We are looking for a self-driven, software engineering mindset AI SRE engineer to
- Defining and implementing robust architectural patterns for Machine Learning (ML) models, Large Language Models (LLMs), AI agents, computer vision solutions to help drive new shift left activities critical to apply Site Reliability Engineering (SRE) and quality assurance principles within the application design & architecture / Project roadmap that enables resilient outcomes.
- Collaborate closely with PepsiCos Data and AI Architecture team to ensure these patterns align with our Data and AI Strategy and technical standards.
- Apply pre-emptive approach into production minimizing business impact, via SRE-driven orchestration of connecting all components of the ecosystem diagnosing anomalies prior to user & remediating through automation & AI.
This is a critical enabler achieving a high resiliency during operations and also continuously improving through design during the software development lifecycle.
The DPA SRE Principal Engineer is integral part of the global team with its main purpose to provide a delightful customer experience for the user of the global consumer, commercial, supply chain and enablement functions in the PepsiCo digital products application portfolio of 260+ applications, enabling a full SRE Practice incident prevention / proactive resolution model.
The scope of this role is focused on the cloud architecture application full stack development, B2B pepsi connect and Direct to Customer and other S&T roadmap applications.
Ensures that PepsiCo DPA applications service performance, reliability and availability expected by our customers and internal groups.
It requires a blend of technical expertise on SRE tools, modern applications cloud architecture i.e. full stack, IT operations experience, and analytics & influence skills.
Responsibilities- Architectural Pattern Definition: Define platform and model development patterns for ML models, LLMs, and AI agents in collaboration with the Data and AI Architecture team.
- AI Observability: Establish and standardize AI observability patterns for ML, computer vision systems, LLMs, and AI agents to enable robust model monitoring, explainability, and drift detection.
- Cross-Functional Collaboration: Engage with cross-functional teams (data science, engineering, operations, etc.) to standardize AI architecture practices and patterns across the enterprise.
- Enterprise Alignment: Work closely with the Enterprise Architecture (EA) group to align AI/ML architecture patterns with PepsiCo's broader IT strategy and standards.
- Technology Evaluation: Evaluate and recommend AI/ML frameworks, platforms, and tools to ensure best-in-class solutions are utilized within PepsiCo's AI ecosystem.
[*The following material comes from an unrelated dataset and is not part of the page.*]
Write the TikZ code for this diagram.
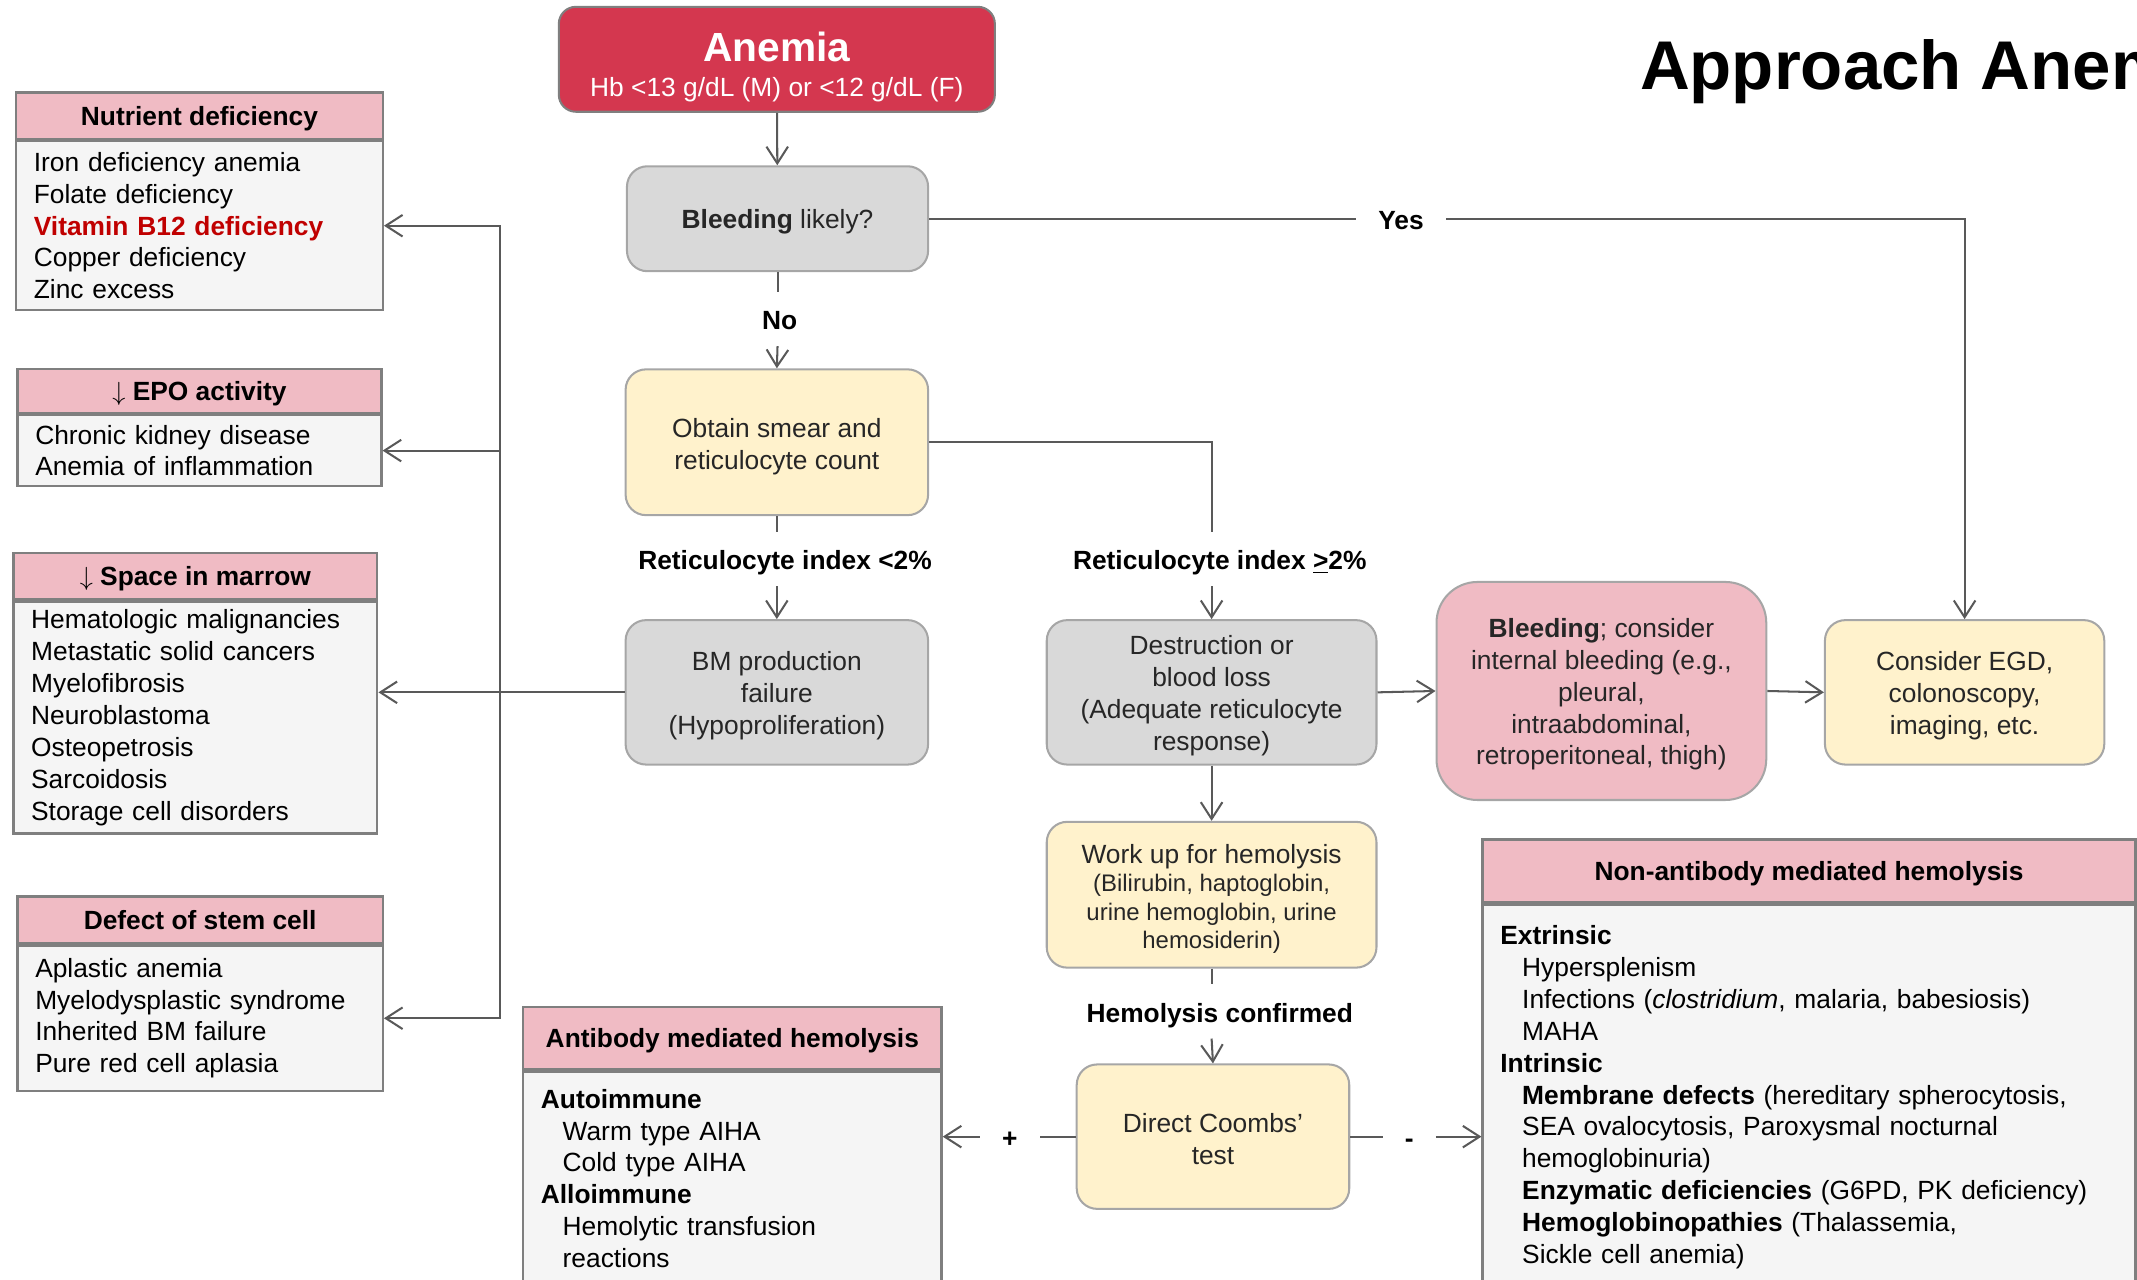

- Scalability & Reliability: Ensure AI solutions are scalable, reliable, secure, and high-performing across cloud environments (Azure AWS and GCP), following cloud-native architecture best practices.
- Innovation & Strategy: Stay up to date with emerging AI/ML trends and technologies, and provide strategic technical direction for future AI initiatives and capabilities.
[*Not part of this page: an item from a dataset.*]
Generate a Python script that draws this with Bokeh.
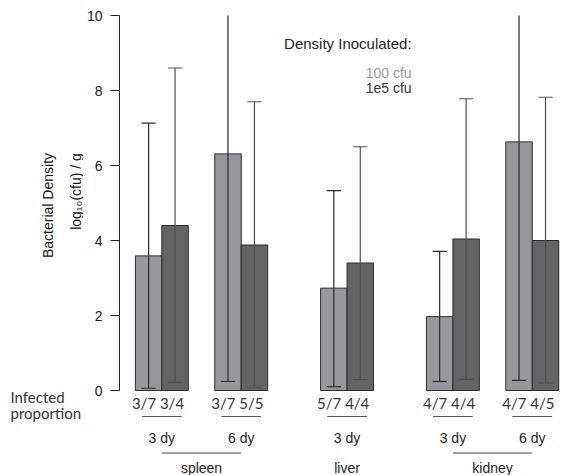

- Ensure ecosystem availability and performance in production environments, Pro-actively preventing P1, P2, potential P3s.
- Engage & influence product and engineering teams during the design and development phases to embed reliability and operability into new services defining & enforce events, logging, monitoring, and observability standards across applications.
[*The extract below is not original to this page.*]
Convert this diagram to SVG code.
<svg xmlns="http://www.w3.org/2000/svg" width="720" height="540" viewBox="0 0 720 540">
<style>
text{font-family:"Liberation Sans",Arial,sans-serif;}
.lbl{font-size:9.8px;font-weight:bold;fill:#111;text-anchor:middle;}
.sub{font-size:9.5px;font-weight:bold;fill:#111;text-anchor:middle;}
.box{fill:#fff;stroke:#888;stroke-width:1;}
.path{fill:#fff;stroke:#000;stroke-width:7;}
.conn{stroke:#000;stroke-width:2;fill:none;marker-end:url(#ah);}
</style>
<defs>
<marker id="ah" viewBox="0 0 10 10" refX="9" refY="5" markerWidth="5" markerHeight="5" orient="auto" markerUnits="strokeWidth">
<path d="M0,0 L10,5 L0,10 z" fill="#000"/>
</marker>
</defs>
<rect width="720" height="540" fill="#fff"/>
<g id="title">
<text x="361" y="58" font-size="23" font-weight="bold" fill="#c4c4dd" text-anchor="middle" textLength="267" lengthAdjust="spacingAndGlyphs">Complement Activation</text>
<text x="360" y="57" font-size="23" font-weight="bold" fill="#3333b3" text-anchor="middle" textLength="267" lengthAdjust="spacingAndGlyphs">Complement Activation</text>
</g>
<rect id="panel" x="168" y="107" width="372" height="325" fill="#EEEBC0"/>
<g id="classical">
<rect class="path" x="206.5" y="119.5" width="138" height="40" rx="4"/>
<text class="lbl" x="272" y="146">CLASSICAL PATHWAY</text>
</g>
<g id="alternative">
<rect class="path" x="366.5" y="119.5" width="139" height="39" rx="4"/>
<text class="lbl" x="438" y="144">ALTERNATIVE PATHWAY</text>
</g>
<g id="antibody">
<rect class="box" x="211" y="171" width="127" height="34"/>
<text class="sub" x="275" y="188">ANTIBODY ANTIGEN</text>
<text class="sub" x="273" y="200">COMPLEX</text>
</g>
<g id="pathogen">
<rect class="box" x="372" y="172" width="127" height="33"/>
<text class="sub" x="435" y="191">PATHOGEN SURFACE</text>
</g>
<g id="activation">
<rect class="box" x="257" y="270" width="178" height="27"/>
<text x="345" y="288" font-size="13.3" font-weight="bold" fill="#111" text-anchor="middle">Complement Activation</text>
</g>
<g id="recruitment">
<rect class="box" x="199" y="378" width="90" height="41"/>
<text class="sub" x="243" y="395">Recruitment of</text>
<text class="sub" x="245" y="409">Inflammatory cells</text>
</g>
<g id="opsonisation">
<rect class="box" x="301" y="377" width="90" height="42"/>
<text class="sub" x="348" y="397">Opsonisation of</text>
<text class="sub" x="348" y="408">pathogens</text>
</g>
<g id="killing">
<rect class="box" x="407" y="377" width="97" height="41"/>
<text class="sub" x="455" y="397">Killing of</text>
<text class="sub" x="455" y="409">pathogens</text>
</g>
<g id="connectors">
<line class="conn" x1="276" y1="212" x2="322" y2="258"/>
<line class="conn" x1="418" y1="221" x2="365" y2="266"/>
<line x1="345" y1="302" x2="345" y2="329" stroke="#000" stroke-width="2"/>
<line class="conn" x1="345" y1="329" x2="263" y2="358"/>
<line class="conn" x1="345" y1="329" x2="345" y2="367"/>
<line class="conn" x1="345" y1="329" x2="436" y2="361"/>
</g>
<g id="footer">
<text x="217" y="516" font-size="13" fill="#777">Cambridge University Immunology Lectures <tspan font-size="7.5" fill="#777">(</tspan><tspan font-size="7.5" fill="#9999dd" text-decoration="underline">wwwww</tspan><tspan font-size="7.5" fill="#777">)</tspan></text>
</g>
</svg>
- Work closely with customer-facing support teams to empower them with SRE insights and tooling.
- Observe, diagnose & improve the end-2-end ecosystem performance of the Modern architected application portfolio i.e. technical “understanding of interactions" of a full stack application alongside with peer SRE team member.
- Continuously optimize the L2/support operations work via AI and Agentic flows.
- Be the key architect for the AI flavor and use cases in SRE orchestration platform design with inputs from Production Operations, Business usage & Product and engineering teams.
- Actively engage and drive AI Ops adoption across teams
- Education: Masters or Ph.D. in Computer Science, AI/ML, or a related field.
- Experience: 12+ years of experience in AI/ML architecture, data science, with a focus on designing and deploying enterprise-scale AI solutions.
- Cloud Expertise: Strong expertise in Azure and AWS AI/ML services and cloud-native architectures for machine learning.
- Advanced AI Technologies: Hands-on experience with LLMs, AI agents, Machine Learning Operations (MLOps) pipelines
- AI Observability: Deep knowledge of AI observability (model monitoring, explainability, and drift detection) to ensure models remain trustworthy and effective over time.
- Programming & Frameworks: Strong programming skills in Python and experience with AI/ML frameworks such as TensorFlow, PyTorch, or similar libraries.
- Collaboration: Ability to collaborate effectively with data engineers, data scientists/AI scientists, and IT leadership to drive AI initiatives forward.
- Governance & Compliance: Solid understanding of enterprise AI governance, security best practices, and compliance requirements (data privacy, model ethics, etc.).
- Experience with popular AI frameworks like langchain, langgraph, crewai
- Knowledge of AI ethics and responsible AI practices.
- Strong communication skills with the ability to explain complex technical concepts to non-technical stakeholders.